Eric Holder Jr/gov photo

President Obama inherited a mess: two wars, a failing economy a sky-high anxiety level around the country, and oh yes, a Justice Department that needed serious mending.
He’s tasked Atty. Gen. Eric Holder Jr. with reparing things at Justice. Can Holder do it?

By Michael Weisskopf
Time magazine
WASHINGTON — Eric Holder Jr. was trained long ago in crime and punishment. He grew up in the East Elmhurst section of Queens, N.Y.–so populated by cops and firefighters that rush hour looked like the shift change at a station house.
A popular teen prank was setting off the red fire-alarm box near his modest brick house on 101st Street. Nearly everyone tried it once, but not Eric, the churchgoing Boy Scout who knew the consequence of disobeying rules: “A good, quick smack on the bottom,” his mother Miriam recalls. “If you did something wrong, you’re going to have to pay a price.”

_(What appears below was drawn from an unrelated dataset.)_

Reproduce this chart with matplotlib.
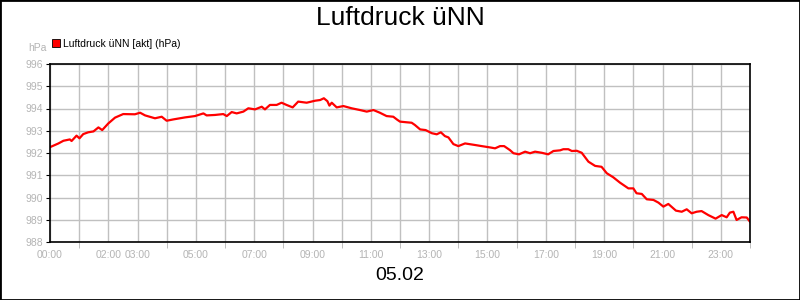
import matplotlib
matplotlib.use("Agg")
import matplotlib.pyplot as plt
import matplotlib.patches as mpatches
import matplotlib.ticker as ticker

plt.rcParams['font.family'] = ['Liberation Sans', 'DejaVu Sans']

# time in hours since 00:00, pressure in hPa
hours = [0.03, 0.29, 0.46, 0.57, 0.68, 0.74, 0.91, 1.01, 1.14, 1.31, 1.49, 1.66, 1.79,
         2.0, 2.23, 2.51, 2.91, 3.09, 3.26, 3.6, 3.83, 4.0, 4.23, 4.63, 4.97, 5.26,
         5.37, 5.66, 5.94, 6.06, 6.23, 6.4, 6.63, 6.8, 7.03, 7.26, 7.37, 7.54, 7.77,
         7.94, 8.11, 8.32, 8.51, 8.8, 9.09, 9.26, 9.39, 9.51, 9.58, 9.66, 9.83, 10.06,
         10.34, 10.63, 10.86, 11.09, 11.31, 11.54, 11.77, 11.9, 12.0, 12.23, 12.4,
         12.51, 12.69, 12.88, 13.09, 13.26, 13.4, 13.54, 13.66, 13.83, 14.0, 14.23,
         14.57, 14.8, 15.09, 15.26, 15.43, 15.57, 15.77, 15.89, 16.08, 16.29, 16.46,
         16.63, 16.86, 17.08, 17.26, 17.49, 17.6, 17.77, 17.89, 18.06, 18.23, 18.46,
         18.69, 18.91, 19.09, 19.31, 19.54, 19.83, 20.0, 20.11, 20.29, 20.46, 20.69,
         20.86, 21.03, 21.2, 21.46, 21.66, 21.83, 22.0, 22.17, 22.34, 22.57, 22.82,
         23.03, 23.2, 23.31, 23.43, 23.54, 23.71, 23.89, 24.0]
pressure = [992.28, 992.43, 992.55, 992.58, 992.61, 992.54, 992.78, 992.66, 992.85,
            992.93, 992.97, 993.15, 993.03, 993.33, 993.59, 993.75, 993.74, 993.81,
            993.69, 993.56, 993.63, 993.45, 993.51, 993.6, 993.66, 993.78, 993.69,
            993.71, 993.75, 993.66, 993.84, 993.78, 993.86, 994.01, 993.96, 994.08,
            993.96, 994.16, 994.16, 994.26, 994.16, 994.05, 994.31, 994.26, 994.35,
            994.38, 994.46, 994.33, 994.13, 994.26, 994.05, 994.11, 994.01, 993.93,
            993.86, 993.93, 993.81, 993.66, 993.63, 993.5, 993.41, 993.38, 993.36,
            993.26, 993.06, 993.03, 992.89, 992.84, 992.93, 992.76, 992.7, 992.4,
            992.31, 992.43, 992.36, 992.31, 992.25, 992.21, 992.31, 992.31, 992.13,
            991.99, 991.94, 992.06, 991.99, 992.06, 992.01, 991.94, 992.09, 992.12,
            992.17, 992.17, 992.09, 992.1, 992.01, 991.61, 991.42, 991.38, 991.09,
            990.91, 990.67, 990.41, 990.41, 990.19, 990.16, 989.92, 989.89, 989.77,
            989.59, 989.71, 989.41, 989.36, 989.47, 989.29, 989.36, 989.39, 989.21,
            989.05, 989.21, 989.11, 989.32, 989.36, 988.99, 989.11, 989.1, 988.91]

label_hours = [0, 2, 3, 5, 7, 9, 11, 13, 15, 17, 19, 21, 23]
y_ticks = [988, 989, 990, 991, 992, 993, 994, 995, 996]

gray = '#b4b4b4'

fig = plt.figure(figsize=(8, 3), dpi=100)
ax = fig.add_axes([50 / 800, 1 - 242 / 300, 700 / 800, 178 / 300])

ax.plot(hours, pressure, color='#ff0000', linewidth=1.6)

ax.set_xlim(0, 24)
ax.set_ylim(988, 996)

ax.xaxis.set_major_locator(ticker.FixedLocator(label_hours))
ax.xaxis.set_major_formatter(ticker.FuncFormatter(lambda h, p: f'{int(h):02d}:00'))
ax.xaxis.set_minor_locator(ticker.FixedLocator([h for h in range(1, 25) if h not in label_hours]))
ax.set_yticks(y_ticks)

ax.grid(True, which='both', color='#c0c0c0', linewidth=1)
ax.set_axisbelow(True)
ax.tick_params(axis='x', which='major', length=0, pad=6, labelsize=7.5, labelcolor=gray)
ax.tick_params(axis='x', which='minor', length=4, color=gray)
ax.tick_params(axis='y', length=3, pad=2, labelsize=7.5, labelcolor=gray)
for s in ax.spines.values():
    s.set_linewidth(1.2)

fig.text(0.5, 0.94, 'Luftdruck üNN', ha='center', va='center', fontsize=19)
fig.text(0.5, 0.083, '05.02', ha='center', va='center', fontsize=14)
fig.text(47 / 800, 1 - 48 / 300, 'hPa', ha='right', va='center', fontsize=7.5, color=gray)

handle = mpatches.Patch(facecolor='#ff0000', edgecolor='black', linewidth=0.6,
                        label='Luftdruck üNN [akt] (hPa)')
fig.legend(handles=[handle], loc='center left', bbox_to_anchor=(52 / 800, 1 - 44 / 300),
           frameon=False, fontsize=7.5, handlelength=0.8, handleheight=0.8,
           handletextpad=0.3, borderpad=0, borderaxespad=0)

fig.add_artist(mpatches.Rectangle((0, 0), 1, 1, transform=fig.transFigure,
                                  fill=False, edgecolor='black', linewidth=2))

fig.savefig('out.png', dpi=100)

That rule guided Holder after he left Queens to become a corruption prosecutor, municipal judge and U.S. Attorney. And it will probably guide him as the nation’s 82nd Attorney General. Holder takes over a sprawling, 110,000-person Justice Department that was treated at times like a private law firm by the Bush Administration, both in its novel interpretation of the law and in the way it purged employees who did not share its political views.